> _Short exercise_
Find and copy lines holding "with".

(Source code of charts)
·····

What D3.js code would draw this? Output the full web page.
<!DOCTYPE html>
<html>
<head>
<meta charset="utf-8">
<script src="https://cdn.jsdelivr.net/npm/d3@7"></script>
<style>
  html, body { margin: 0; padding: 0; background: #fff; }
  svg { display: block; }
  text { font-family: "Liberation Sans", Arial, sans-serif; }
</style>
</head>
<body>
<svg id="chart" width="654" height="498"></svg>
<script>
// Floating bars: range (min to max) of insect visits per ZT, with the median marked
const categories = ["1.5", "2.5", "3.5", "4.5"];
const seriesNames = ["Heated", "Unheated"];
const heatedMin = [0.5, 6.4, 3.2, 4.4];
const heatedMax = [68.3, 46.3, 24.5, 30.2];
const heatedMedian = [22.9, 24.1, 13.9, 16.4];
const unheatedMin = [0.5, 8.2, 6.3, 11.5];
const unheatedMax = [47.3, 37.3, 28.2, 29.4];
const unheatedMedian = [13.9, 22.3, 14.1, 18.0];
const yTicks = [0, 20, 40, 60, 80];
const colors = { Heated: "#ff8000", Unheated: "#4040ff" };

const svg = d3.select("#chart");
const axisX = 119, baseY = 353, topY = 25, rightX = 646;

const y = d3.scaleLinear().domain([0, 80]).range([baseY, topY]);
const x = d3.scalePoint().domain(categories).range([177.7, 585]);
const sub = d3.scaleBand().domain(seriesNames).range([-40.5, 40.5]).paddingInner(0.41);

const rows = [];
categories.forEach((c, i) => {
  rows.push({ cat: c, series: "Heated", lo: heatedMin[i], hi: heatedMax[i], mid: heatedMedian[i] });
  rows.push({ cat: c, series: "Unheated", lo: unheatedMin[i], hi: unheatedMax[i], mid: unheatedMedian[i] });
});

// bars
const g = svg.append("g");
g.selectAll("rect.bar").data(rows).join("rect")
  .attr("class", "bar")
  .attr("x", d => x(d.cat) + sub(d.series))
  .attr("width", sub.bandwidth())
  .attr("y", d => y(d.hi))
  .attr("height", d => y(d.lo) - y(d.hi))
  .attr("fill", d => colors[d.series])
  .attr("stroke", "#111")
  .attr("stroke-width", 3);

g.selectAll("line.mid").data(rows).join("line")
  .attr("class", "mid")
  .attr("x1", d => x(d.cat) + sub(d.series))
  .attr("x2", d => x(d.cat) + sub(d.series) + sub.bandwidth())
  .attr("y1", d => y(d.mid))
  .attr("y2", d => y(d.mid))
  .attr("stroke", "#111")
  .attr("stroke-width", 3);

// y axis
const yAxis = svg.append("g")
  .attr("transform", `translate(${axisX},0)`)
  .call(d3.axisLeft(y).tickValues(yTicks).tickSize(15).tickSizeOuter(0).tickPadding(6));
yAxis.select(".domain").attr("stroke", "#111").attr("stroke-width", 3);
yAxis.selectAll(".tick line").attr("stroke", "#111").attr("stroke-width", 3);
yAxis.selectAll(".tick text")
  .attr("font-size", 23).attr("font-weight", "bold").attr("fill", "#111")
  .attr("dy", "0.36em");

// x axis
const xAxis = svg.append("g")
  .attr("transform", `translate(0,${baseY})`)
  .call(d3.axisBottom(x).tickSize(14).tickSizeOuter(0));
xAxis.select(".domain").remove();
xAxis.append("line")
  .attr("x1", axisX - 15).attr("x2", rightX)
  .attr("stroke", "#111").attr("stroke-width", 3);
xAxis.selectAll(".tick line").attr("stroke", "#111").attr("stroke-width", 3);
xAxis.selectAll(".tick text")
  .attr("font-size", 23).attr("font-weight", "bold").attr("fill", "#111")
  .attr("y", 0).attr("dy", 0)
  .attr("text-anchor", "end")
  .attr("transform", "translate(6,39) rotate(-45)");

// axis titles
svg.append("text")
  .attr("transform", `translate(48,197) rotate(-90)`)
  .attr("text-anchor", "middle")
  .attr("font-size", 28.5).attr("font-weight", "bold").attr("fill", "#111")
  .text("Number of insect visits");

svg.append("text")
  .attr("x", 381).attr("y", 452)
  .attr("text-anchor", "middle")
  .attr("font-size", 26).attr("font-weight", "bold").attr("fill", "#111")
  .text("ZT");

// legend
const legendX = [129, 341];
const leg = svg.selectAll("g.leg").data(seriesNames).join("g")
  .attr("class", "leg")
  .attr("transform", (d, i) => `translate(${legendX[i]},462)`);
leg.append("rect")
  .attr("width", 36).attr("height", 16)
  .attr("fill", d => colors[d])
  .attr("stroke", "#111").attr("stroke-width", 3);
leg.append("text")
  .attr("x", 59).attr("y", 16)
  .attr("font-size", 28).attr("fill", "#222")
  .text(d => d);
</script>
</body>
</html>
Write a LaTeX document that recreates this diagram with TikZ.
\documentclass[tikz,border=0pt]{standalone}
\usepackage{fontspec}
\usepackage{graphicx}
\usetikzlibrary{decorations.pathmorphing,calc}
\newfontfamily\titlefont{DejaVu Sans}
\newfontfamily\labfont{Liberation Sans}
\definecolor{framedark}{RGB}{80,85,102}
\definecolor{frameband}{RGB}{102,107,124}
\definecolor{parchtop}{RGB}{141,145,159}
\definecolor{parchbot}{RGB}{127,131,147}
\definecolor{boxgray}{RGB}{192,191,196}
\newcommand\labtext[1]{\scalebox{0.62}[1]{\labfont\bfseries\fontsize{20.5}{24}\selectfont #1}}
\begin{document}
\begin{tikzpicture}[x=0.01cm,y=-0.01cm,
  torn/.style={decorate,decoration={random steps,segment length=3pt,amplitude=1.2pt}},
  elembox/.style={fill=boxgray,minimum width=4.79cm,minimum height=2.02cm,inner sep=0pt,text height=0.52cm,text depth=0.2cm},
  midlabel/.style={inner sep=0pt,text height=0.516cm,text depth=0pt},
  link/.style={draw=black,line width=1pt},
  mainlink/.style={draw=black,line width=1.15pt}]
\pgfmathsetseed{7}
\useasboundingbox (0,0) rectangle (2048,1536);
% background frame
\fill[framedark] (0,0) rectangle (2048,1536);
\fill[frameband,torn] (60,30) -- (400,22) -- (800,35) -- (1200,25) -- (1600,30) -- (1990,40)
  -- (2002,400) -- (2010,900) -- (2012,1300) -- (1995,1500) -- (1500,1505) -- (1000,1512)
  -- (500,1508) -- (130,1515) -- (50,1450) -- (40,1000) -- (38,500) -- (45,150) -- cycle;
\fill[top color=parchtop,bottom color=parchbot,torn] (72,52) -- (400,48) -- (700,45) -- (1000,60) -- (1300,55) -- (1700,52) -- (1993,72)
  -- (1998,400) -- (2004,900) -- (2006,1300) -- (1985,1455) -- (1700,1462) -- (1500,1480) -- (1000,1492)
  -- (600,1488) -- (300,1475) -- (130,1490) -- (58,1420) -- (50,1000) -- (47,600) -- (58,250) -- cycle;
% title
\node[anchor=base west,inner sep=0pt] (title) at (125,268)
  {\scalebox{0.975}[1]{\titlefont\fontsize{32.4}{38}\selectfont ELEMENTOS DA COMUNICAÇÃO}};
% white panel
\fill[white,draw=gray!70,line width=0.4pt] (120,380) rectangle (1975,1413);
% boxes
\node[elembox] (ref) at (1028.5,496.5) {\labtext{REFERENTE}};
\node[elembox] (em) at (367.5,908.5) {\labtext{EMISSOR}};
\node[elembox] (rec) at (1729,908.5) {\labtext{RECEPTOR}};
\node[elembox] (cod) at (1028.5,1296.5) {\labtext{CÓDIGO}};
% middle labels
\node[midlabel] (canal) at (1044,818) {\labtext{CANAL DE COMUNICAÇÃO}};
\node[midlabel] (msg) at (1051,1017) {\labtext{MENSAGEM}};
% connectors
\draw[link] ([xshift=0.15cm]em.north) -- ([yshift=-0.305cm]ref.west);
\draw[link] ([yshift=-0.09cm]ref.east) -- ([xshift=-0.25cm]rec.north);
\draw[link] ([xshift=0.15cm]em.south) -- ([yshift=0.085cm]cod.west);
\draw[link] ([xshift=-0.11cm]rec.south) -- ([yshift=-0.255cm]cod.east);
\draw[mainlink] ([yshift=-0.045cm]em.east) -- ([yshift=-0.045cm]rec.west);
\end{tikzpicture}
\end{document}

·····

> _Response to this task_
// Floating bars: range (min to max) of insect visits per ZT, with the median marked
Write a LaTeX document that recreates this diagram with TikZ.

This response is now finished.